Mind the gap… Loans and venture capital are critical to business growth, but Black businesses tend to have less access to funding.

  • Limited loan $$$: A recent McKinsey study found that 47% of Black biz owners’ loan requests were approved, compared with 75% for white owners.
  • Lower starting capital: Black entrepreneurs start off with $35K, on average, compared with $107K for white entrepreneurs.
  • Less venture capital: Fewer than 2% of $1B+ startups over the past decade have had Black founders.

Why… Several factors contribute to the funding discrepancies, including discrimination and the widening racial wealth gap. Also: Majority-Black neighborhoods have fewer bank branches and higher interest rates on biz loans compared with the national average. While three-fourths of the US uses digital banking, brick-and-mortar branches are still vital, especially in low-income urban neighborhoods and rural communities.

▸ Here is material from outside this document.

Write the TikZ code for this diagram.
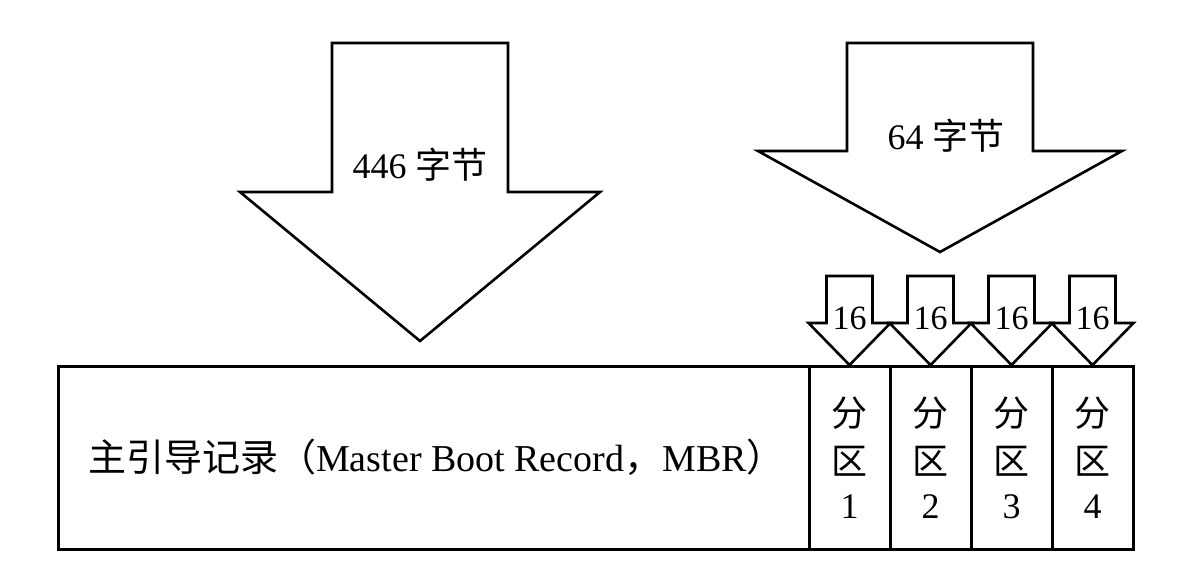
\documentclass[tikz,border=0pt]{standalone}
\usepackage{fontspec}
\setmainfont{Liberation Serif}
\newfontfamily\cjk{Noto Sans CJK SC}
\usepackage{tikz}
\usetikzlibrary{positioning}

\begin{document}
\begin{tikzpicture}[
  x=1pt, y=-1pt,
  blockarrow/.style={draw=black, fill=white, line width=2.6pt, line join=miter},
  recbox/.style={rectangle, draw=black, line width=3pt, outer sep=0pt,
                 inner sep=0pt, minimum height=183pt, align=center},
  lbl/.style={font=\fontsize{36}{40}\selectfont, inner sep=0pt},
  sublbl/.style={font=\fontsize{34}{38}\selectfont, inner sep=0pt},
]
\useasboundingbox (0,0) rectangle (1177,565);
% Block arrows: centre / top / shoulder / tip / shaft half-width / head half-width.
% The two large ones come first, then the four 16-byte entries over the partitions.
\foreach \cx/\ytop/\ysh/\ytip/\ws/\wh in {
  420/43/192/341/88/180,
  940/43/151/252/93/182,
  849.5/276/323/365/23/41,
  930.5/276/323/365/23/41,
  1011.5/276/323/365/23/41,
  1092.5/276/323/365/23/41
} {
  \draw[blockarrow] (\cx-\ws,\ytop) -- (\cx+\ws,\ytop) -- (\cx+\ws,\ysh)
    -- (\cx+\wh,\ysh) -- (\cx,\ytip) -- (\cx-\wh,\ysh) -- (\cx-\ws,\ysh) -- cycle;
}
\node[lbl] (mbrbytes) at (420,165) {446 {\cjk 字节}};
\node[lbl] (ptbytes) at (946,136) {64 {\cjk 字节}};

% MBR record and the four partition entries
\node[recbox, minimum width=751pt, font=\fontsize{38}{42}\selectfont]
  (mbr) at (433.5,457.5)
  {\hspace*{6pt}{\cjk 主引导记录（}Master Boot Record{\cjk ，}MBR{\cjk ）}};
\foreach \i/\x in {1/849.5, 2/930.5, 3/1011.5, 4/1092.5} {
  \node[recbox, minimum width=81pt, font=\fontsize{36}{48}\selectfont]
    (part\i) at (\x,457.5) {{\cjk 分}\\{\cjk 区}\\[-4pt]\i};
  \node[sublbl] (entry\i) at (\x,318) {16};
}
\end{tikzpicture}
\end{document}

Equitable funding is essential for growth… Black communities have traditionally been the most likely to be denied access to capital, and Black families are still more likely to be denied mortgages. The traditional banking process can be riddled with discrimination, and lenders sometimes make decisions based on factors other than creditworthiness. In fact, Black-owned businesses were 12% more likely to obtain PPP loans from fintech lenders as opposed to small brick-and-mortar banks, where humans make decisions rather than algorithms. Moves by financial companies to address inequalities could help shrink funding gaps.